## [Set task]
Everything from the first line of the data through the line with "(0,0) rectangle (1080,441);" is to be echoed exactly, minus the pictures.

[Records with drawing code]
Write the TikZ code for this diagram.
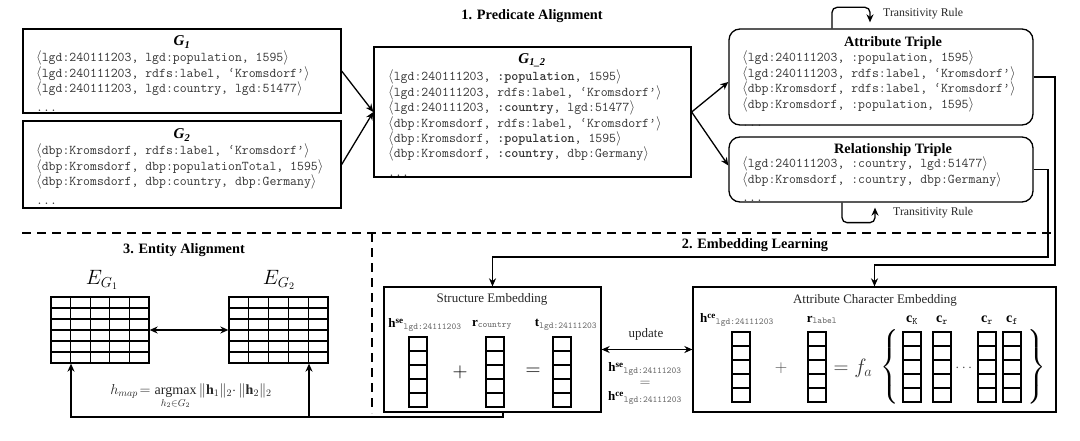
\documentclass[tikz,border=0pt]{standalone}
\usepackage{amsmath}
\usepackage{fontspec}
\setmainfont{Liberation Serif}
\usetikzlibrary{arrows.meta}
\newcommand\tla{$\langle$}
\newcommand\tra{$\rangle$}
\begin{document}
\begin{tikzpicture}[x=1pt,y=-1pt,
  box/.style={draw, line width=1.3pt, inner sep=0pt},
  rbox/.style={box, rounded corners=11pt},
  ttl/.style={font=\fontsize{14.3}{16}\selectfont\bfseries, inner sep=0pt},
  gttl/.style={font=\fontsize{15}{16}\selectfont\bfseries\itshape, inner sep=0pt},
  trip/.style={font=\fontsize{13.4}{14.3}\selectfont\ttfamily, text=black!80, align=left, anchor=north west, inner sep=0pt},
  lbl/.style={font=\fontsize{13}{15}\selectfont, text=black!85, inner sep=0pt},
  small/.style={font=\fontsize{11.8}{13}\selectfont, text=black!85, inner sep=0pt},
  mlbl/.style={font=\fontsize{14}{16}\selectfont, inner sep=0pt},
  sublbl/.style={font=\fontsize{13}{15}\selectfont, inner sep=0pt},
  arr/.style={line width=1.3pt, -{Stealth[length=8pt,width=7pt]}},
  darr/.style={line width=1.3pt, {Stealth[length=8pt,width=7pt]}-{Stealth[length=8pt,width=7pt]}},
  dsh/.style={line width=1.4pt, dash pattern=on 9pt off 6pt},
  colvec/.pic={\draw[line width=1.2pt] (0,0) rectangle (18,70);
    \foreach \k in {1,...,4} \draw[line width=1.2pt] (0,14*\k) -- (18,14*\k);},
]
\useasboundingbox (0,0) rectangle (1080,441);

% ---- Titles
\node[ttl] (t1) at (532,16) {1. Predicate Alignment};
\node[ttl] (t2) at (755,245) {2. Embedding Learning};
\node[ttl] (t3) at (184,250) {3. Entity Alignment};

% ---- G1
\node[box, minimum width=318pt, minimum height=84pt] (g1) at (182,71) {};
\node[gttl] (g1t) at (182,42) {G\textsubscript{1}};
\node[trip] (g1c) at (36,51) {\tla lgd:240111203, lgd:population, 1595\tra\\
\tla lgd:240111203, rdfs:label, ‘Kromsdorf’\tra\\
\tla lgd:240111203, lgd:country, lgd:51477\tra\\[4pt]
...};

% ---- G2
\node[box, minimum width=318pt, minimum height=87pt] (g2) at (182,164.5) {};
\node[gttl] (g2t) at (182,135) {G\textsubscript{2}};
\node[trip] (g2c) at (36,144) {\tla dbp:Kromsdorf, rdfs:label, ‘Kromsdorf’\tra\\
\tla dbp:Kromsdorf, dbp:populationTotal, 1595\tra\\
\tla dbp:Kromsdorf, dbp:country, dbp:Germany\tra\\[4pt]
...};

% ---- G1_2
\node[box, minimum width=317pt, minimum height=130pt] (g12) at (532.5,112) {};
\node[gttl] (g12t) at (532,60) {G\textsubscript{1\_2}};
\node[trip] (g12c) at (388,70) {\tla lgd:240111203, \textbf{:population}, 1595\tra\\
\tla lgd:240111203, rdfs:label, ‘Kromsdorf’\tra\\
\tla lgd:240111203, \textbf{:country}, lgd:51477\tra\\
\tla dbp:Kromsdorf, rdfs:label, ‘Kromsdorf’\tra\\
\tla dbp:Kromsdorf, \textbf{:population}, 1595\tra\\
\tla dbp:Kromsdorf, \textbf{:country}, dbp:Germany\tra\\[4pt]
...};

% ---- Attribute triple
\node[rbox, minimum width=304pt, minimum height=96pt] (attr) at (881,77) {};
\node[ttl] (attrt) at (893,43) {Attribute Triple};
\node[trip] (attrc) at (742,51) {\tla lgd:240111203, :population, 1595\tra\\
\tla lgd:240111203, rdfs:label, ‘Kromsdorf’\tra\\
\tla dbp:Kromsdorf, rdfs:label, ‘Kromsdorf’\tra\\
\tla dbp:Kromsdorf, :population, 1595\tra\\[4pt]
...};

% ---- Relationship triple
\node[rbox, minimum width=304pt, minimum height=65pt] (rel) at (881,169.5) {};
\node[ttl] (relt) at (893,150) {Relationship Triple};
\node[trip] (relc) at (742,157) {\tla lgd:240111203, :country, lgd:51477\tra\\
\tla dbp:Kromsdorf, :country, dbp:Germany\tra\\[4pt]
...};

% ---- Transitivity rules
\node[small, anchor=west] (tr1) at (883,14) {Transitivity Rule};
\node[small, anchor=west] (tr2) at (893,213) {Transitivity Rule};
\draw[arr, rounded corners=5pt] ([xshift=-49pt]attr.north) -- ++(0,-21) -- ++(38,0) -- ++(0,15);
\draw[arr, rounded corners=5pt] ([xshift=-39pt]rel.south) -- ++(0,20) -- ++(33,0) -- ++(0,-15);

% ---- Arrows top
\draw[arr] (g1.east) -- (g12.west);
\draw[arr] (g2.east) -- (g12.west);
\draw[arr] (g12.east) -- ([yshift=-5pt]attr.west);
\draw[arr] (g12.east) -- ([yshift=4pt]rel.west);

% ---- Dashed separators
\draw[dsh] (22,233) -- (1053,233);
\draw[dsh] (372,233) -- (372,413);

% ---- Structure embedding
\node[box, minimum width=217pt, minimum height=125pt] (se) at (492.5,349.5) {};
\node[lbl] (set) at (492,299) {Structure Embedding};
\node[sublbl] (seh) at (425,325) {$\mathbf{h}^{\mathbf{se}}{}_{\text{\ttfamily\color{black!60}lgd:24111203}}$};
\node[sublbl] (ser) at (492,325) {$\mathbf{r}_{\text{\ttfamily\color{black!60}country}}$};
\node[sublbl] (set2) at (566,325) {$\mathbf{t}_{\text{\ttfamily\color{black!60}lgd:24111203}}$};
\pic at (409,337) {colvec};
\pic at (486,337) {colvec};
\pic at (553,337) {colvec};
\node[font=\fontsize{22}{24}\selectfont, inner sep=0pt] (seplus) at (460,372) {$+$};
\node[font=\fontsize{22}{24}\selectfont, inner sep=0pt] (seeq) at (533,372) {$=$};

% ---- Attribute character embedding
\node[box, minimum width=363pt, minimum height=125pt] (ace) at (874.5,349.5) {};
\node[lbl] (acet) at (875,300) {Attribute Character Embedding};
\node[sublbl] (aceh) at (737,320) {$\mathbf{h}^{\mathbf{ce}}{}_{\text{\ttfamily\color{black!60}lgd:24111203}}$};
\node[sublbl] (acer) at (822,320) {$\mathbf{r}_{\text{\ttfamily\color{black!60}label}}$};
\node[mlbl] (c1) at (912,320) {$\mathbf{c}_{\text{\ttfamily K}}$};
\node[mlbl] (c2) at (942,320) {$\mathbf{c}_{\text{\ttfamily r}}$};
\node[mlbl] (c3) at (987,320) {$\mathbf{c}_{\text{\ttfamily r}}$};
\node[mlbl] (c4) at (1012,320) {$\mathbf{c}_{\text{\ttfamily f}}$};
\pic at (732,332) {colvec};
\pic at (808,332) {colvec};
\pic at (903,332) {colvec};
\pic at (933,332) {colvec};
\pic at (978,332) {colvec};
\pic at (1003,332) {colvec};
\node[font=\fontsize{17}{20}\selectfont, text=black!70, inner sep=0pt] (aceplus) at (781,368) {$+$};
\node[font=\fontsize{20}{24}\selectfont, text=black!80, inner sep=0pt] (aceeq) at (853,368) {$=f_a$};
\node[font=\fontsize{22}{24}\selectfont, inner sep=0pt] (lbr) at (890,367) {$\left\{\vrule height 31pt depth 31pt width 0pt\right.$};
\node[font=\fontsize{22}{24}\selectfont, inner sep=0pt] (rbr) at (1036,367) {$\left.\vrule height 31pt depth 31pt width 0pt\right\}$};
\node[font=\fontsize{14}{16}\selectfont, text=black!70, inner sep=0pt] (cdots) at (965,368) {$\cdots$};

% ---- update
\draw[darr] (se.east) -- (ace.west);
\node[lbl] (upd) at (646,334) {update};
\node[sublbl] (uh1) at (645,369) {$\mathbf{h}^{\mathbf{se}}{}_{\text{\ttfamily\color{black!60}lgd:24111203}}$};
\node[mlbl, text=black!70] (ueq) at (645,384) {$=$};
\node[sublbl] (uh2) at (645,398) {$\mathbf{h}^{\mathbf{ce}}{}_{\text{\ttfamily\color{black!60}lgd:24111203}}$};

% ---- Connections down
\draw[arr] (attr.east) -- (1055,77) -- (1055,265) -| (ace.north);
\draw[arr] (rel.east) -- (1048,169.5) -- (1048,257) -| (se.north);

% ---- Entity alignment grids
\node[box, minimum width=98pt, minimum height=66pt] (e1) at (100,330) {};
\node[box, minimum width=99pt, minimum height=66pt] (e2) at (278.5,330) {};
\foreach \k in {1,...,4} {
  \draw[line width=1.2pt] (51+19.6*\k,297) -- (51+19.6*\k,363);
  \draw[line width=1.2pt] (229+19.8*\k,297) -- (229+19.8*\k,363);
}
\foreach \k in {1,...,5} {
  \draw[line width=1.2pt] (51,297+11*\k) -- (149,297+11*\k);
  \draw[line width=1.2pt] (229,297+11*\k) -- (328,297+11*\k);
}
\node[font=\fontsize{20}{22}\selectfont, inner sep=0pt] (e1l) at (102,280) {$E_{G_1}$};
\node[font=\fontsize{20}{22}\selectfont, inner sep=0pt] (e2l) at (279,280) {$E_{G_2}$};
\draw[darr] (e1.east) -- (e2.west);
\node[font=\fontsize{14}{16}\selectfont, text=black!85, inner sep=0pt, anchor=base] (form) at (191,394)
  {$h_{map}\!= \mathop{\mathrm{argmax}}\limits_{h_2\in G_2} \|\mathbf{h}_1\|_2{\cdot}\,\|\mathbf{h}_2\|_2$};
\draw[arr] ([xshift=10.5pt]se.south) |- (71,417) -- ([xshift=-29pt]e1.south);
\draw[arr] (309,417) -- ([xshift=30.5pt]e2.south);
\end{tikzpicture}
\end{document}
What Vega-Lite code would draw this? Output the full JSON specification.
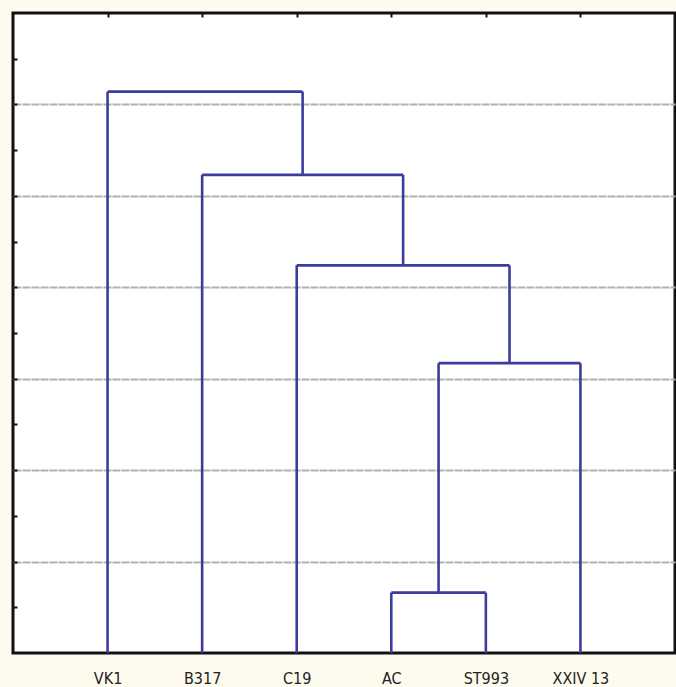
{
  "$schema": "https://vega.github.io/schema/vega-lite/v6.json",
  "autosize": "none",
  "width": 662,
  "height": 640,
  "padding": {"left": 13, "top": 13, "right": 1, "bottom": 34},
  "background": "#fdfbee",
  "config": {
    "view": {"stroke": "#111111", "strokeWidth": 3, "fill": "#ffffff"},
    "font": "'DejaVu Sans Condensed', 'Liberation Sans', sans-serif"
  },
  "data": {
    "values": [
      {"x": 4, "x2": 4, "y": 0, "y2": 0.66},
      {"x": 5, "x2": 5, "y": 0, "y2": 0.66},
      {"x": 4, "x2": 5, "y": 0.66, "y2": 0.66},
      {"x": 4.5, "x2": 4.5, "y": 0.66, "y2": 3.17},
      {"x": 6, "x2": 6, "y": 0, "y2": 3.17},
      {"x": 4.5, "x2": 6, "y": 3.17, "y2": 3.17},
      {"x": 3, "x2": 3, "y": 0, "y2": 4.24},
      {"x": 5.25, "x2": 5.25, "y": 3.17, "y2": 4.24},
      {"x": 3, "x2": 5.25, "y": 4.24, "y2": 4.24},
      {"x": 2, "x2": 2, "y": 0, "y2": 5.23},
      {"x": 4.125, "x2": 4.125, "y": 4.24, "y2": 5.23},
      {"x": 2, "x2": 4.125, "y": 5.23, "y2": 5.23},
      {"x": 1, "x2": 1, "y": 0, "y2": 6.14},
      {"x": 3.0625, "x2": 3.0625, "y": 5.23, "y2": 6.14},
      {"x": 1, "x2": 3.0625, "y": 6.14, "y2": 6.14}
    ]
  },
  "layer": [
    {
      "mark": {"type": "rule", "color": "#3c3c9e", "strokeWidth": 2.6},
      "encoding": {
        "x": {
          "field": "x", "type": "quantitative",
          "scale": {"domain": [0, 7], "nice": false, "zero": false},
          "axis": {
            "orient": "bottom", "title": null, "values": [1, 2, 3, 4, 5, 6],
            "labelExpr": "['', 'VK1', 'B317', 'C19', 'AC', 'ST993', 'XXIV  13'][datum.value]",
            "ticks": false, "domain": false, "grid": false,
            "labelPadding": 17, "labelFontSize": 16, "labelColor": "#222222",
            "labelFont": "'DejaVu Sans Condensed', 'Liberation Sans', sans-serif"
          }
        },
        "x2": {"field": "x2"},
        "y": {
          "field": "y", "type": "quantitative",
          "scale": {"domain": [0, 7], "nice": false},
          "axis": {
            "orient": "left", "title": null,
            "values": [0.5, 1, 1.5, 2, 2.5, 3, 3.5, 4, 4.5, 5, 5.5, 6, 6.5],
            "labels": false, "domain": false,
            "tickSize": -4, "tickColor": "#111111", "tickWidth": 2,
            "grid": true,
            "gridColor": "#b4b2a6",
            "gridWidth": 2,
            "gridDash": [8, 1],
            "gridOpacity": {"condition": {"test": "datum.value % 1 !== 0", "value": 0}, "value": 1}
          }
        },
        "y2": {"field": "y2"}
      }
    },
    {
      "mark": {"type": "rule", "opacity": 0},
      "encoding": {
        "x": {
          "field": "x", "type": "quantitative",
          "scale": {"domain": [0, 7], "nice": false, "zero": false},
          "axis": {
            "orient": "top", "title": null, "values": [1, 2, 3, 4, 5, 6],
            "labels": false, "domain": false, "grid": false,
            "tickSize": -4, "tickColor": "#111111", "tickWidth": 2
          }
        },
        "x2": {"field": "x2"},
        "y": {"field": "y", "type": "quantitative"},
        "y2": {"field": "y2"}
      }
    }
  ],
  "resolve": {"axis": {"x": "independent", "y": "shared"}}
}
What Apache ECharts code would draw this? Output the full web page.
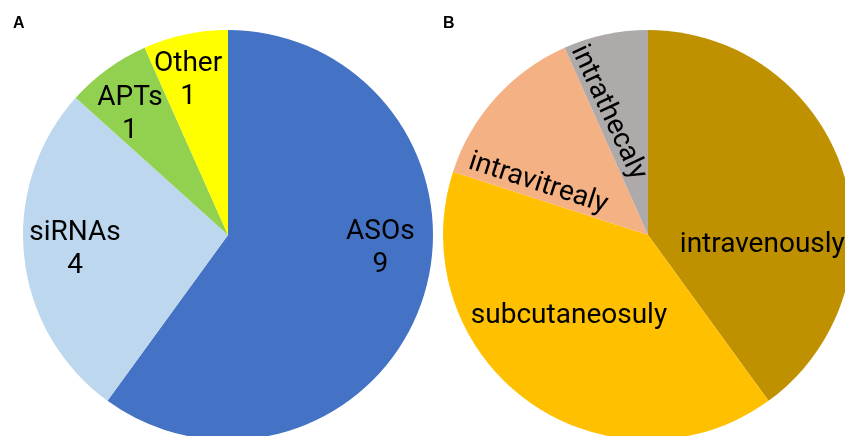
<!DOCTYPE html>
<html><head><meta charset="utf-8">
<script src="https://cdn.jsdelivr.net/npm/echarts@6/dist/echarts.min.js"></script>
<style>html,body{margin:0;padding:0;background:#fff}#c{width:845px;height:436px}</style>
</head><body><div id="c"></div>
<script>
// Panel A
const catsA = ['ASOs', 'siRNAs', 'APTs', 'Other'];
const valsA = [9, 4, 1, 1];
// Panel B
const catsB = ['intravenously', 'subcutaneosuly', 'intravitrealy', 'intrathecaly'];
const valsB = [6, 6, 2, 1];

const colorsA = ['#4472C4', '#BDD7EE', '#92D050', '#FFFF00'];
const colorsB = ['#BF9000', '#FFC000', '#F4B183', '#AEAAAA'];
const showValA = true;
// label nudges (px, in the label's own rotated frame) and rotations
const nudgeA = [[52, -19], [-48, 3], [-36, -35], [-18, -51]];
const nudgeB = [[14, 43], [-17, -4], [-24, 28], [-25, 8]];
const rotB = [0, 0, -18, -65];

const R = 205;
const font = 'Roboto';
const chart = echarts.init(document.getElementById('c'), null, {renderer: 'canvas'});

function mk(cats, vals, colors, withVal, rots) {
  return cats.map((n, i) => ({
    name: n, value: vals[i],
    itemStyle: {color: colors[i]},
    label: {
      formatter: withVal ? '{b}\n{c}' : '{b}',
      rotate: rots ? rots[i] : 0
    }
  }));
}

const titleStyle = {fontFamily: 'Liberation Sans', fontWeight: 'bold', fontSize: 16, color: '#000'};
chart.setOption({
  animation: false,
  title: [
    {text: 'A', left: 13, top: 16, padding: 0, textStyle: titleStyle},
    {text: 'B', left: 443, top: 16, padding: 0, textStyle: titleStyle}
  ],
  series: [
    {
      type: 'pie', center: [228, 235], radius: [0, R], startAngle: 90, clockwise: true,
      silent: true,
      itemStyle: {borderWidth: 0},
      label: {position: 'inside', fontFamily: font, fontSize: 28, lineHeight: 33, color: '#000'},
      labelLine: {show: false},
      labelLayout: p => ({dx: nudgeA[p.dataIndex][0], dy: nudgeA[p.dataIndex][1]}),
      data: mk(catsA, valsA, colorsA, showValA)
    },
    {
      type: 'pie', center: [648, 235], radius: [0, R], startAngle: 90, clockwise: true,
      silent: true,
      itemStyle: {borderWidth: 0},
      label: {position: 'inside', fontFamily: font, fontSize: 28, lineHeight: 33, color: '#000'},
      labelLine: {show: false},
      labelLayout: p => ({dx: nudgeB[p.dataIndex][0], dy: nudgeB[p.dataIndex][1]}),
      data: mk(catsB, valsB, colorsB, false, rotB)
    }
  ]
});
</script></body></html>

## [Output for this task]
Write the TikZ code for this diagram.
\documentclass[tikz,border=0pt]{standalone}
\usepackage{amsmath}
\usepackage{fontspec}
\setmainfont{Liberation Serif}
\usetikzlibrary{arrows.meta}
\newcommand\tla{$\langle$}
\newcommand\tra{$\rangle$}
\begin{document}
\begin{tikzpicture}[x=1pt,y=-1pt,
  box/.style={draw, line width=1.3pt, inner sep=0pt},
  rbox/.style={box, rounded corners=11pt},
  ttl/.style={font=\fontsize{14.3}{16}\selectfont\bfseries, inner sep=0pt},
  gttl/.style={font=\fontsize{15}{16}\selectfont\bfseries\itshape, inner sep=0pt},
  trip/.style={font=\fontsize{13.4}{14.3}\selectfont\ttfamily, text=black!80, align=left, anchor=north west, inner sep=0pt},
  lbl/.style={font=\fontsize{13}{15}\selectfont, text=black!85, inner sep=0pt},
  small/.style={font=\fontsize{11.8}{13}\selectfont, text=black!85, inner sep=0pt},
  mlbl/.style={font=\fontsize{14}{16}\selectfont, inner sep=0pt},
  sublbl/.style={font=\fontsize{13}{15}\selectfont, inner sep=0pt},
  arr/.style={line width=1.3pt, -{Stealth[length=8pt,width=7pt]}},
  darr/.style={line width=1.3pt, {Stealth[length=8pt,width=7pt]}-{Stealth[length=8pt,width=7pt]}},
  dsh/.style={line width=1.4pt, dash pattern=on 9pt off 6pt},
  colvec/.pic={\draw[line width=1.2pt] (0,0) rectangle (18,70);
    \foreach \k in {1,...,4} \draw[line width=1.2pt] (0,14*\k) -- (18,14*\k);},
]
\useasboundingbox (0,0) rectangle (1080,441);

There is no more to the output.